>>>
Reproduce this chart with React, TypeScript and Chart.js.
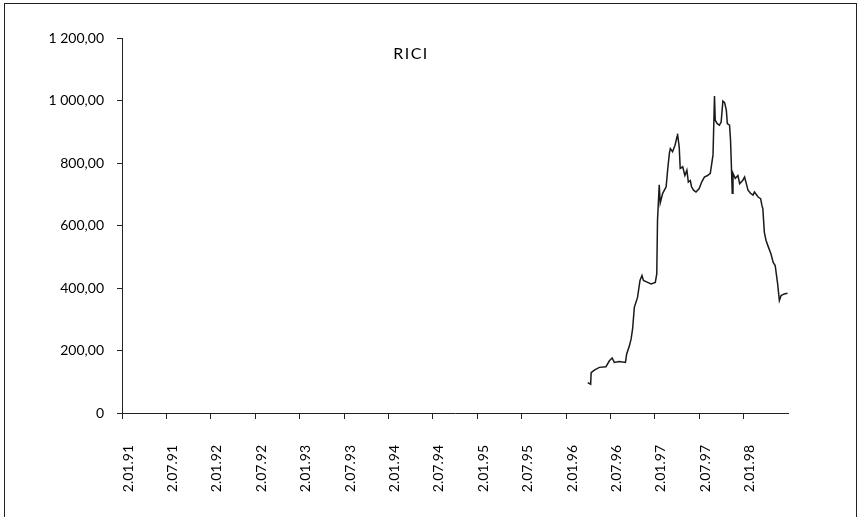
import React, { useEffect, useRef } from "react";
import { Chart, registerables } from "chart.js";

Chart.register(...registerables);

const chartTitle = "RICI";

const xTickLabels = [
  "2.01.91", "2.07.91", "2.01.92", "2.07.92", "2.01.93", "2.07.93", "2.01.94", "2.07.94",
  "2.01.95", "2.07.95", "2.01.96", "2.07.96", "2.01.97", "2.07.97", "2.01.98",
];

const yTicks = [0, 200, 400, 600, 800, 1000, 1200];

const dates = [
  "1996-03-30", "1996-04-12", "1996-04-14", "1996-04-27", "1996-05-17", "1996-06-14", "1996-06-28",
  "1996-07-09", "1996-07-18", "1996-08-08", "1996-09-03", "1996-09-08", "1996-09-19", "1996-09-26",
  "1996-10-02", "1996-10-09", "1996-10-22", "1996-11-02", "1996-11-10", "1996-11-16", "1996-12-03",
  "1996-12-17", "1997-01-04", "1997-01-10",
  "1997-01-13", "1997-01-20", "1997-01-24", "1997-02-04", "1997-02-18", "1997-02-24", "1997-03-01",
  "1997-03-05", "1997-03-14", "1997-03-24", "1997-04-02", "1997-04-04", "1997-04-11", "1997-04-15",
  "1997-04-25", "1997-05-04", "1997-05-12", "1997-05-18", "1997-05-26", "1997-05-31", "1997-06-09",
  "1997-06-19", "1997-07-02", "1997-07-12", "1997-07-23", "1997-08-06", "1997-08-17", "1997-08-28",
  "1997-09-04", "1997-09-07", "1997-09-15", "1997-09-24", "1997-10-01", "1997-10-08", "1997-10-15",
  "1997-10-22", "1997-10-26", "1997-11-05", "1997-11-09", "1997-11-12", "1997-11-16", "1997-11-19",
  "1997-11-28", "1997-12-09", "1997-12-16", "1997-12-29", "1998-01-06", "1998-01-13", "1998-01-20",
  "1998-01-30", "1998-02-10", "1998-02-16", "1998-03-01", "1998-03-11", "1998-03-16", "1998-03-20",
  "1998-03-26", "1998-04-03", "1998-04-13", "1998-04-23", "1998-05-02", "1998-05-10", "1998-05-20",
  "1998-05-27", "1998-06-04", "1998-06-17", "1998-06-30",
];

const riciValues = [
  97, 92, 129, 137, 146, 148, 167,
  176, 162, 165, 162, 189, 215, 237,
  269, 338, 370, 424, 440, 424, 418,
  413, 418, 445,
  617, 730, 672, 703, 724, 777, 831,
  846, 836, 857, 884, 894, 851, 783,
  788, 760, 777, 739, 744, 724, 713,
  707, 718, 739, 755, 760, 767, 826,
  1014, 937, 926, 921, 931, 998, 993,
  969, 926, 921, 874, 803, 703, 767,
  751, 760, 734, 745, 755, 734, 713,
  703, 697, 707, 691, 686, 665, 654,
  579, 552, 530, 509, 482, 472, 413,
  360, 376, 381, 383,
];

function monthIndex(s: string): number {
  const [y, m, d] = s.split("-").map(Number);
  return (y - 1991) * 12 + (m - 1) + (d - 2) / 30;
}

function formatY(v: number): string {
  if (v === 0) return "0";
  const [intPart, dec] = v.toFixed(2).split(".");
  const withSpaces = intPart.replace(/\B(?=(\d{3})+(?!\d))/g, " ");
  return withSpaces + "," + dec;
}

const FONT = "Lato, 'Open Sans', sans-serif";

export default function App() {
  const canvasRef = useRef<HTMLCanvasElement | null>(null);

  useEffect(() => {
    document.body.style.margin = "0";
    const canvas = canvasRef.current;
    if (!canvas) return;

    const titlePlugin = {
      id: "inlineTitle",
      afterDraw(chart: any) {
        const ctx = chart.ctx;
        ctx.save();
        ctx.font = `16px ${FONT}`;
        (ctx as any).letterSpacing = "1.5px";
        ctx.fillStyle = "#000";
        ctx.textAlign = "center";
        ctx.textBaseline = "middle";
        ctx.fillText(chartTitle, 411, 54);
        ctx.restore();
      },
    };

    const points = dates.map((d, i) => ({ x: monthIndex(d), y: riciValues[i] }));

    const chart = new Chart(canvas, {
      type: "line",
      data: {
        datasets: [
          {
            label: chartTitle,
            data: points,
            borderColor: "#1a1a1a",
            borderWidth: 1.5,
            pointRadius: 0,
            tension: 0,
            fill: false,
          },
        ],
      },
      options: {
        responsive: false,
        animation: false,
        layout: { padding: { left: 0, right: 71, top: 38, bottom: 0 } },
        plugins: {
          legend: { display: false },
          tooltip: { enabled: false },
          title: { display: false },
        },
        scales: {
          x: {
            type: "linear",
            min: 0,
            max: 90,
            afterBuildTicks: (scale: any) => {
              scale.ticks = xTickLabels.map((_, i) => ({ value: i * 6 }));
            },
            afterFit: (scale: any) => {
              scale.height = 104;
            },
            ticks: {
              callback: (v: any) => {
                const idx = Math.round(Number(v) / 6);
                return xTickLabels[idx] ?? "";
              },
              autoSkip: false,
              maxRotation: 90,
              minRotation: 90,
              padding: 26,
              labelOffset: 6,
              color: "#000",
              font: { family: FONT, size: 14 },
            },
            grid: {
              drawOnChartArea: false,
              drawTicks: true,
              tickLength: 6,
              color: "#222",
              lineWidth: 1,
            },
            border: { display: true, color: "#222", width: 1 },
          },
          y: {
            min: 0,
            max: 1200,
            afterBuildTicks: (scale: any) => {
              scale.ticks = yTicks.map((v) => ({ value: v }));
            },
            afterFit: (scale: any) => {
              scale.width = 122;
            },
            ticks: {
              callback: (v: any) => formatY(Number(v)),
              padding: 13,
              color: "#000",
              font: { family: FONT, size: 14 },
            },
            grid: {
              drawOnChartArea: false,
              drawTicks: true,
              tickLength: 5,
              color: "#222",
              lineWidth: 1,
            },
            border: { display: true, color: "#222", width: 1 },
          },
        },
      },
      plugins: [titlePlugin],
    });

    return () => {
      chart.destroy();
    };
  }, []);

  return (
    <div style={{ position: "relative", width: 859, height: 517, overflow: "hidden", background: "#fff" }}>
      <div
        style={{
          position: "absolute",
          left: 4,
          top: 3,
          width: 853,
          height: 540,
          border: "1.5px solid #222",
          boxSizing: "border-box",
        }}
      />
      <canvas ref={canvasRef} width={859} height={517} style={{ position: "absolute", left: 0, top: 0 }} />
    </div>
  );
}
<<<
Exercise:
From the top of the listing above, repeat each line exactly until you reach the line containing "const yTicks = [0, 200, 400, 600, 800, 1000, 1200];", and repeat that one too. Leave the pictures out.

Solution for this task:
Reproduce this chart with React, TypeScript and Chart.js.
import React, { useEffect, useRef } from "react";
import { Chart, registerables } from "chart.js";

Chart.register(...registerables);

const chartTitle = "RICI";

const xTickLabels = [
  "2.01.91", "2.07.91", "2.01.92", "2.07.92", "2.01.93", "2.07.93", "2.01.94", "2.07.94",
  "2.01.95", "2.07.95", "2.01.96", "2.07.96", "2.01.97", "2.07.97", "2.01.98",
];

const yTicks = [0, 200, 400, 600, 800, 1000, 1200];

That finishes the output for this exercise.